Von Jürgen Moises, München

Was werden zukünftige Lebewesen von uns finden? Was wird aus unserer Zeit im Jahr 4589 übrig sein? Die Klasse von Julian Rosefeldt an der Münchner Akademie der Künste hat sich darüber Gedanken gemacht und präsentiert ihre Ergebnisse unter dem Titel "Strata. Museum for the Age of Punumbra" bei der diesjährigen Jahresausstellung. Zu den Artefakten aus einer imaginierten Zukunft, die man in einem von Studierenden der Biberach School of Architecture entworfenen Pavillon findet, gehören: Überreste einer Mauer, die im Norden der Vereinigten Staaten Mittelamerikas gestanden haben muss; eine Gebetsmühle versehen mit "@"-Zeichen; und dann noch ein paar andere Objekte, die rätselhafte Wörter wie "Kunst", "Diesel" oder "Hate Speech" enthalten.

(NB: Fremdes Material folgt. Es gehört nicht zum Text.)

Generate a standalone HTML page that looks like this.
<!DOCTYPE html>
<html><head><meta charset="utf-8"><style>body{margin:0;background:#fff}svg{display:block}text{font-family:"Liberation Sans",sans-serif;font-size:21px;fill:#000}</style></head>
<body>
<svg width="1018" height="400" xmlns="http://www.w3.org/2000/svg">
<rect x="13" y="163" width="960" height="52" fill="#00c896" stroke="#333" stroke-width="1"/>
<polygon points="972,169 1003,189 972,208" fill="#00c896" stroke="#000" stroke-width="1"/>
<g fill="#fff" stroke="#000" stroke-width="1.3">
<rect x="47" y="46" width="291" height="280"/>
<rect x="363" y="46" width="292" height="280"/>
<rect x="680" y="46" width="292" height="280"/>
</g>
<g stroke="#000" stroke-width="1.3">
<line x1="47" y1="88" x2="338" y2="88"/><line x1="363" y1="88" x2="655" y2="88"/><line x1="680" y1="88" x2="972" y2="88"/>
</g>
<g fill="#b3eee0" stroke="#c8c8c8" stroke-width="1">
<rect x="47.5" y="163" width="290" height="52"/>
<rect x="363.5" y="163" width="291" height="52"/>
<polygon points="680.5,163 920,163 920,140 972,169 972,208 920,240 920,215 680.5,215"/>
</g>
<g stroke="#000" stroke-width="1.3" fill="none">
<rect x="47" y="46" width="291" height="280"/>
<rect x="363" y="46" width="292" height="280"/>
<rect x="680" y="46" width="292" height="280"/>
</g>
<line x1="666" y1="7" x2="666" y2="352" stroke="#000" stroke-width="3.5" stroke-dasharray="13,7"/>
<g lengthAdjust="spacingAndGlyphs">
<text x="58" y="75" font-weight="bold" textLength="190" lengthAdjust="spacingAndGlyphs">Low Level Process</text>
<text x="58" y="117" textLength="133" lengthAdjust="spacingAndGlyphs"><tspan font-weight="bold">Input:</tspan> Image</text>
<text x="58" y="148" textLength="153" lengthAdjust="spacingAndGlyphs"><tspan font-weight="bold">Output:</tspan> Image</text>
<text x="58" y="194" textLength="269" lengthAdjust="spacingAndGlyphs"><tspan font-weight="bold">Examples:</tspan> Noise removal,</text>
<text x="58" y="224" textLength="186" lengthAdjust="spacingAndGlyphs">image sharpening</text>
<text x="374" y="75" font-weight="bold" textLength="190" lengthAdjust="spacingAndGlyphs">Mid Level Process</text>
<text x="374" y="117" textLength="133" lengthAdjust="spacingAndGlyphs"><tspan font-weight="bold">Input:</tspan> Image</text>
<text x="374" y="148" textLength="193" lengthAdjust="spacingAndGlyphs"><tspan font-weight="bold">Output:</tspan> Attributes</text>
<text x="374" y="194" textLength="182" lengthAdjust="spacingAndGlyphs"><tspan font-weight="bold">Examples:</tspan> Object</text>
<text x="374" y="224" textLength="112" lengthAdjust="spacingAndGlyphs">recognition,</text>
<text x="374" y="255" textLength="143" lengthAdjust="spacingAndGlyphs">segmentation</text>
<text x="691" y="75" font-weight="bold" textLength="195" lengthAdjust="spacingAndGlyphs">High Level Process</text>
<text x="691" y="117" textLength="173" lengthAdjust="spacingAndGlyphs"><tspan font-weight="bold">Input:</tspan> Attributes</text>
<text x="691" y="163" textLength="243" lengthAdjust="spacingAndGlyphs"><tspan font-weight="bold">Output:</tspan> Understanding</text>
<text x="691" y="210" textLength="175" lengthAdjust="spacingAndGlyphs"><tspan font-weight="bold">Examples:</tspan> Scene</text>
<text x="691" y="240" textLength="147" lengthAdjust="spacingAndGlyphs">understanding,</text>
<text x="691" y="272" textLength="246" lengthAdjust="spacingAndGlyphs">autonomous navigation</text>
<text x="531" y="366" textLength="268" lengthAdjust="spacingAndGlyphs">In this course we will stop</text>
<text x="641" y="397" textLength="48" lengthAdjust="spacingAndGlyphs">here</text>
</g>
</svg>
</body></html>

Der Blick von 4589 aus auf heute, er entspricht in etwa dem, den die heutige Archäologie auf die Kultur der Kelten oder der Iberer hat. Oder dem, den Theologen auf Adam und Eva werfen, denen sich Nam Ji Hyung mit einer Performance in der Aula widmet. Ganz so weit reichen die anderen Werke nicht zurück, mit denen die Studierenden die vergangenen Monate, das vergangene Jahr und teilweise ihr Studium resümieren. Denn aufgrund der Einführung einer neuen Studien- und Prüfungsordnung sind dieses Mal einige Diplomanden mit dabei. So trifft man bereits im Vorgarten auf eine Abschlussarbeit, einen "KM-Shop", der von Xu Yuan stammt. "KM" steht für "Künstlermarkt". Dort gibt es gepresstes Molkepulver zu kaufen. Auch das vielleicht ein Stoff, eine Droge der Zukunft?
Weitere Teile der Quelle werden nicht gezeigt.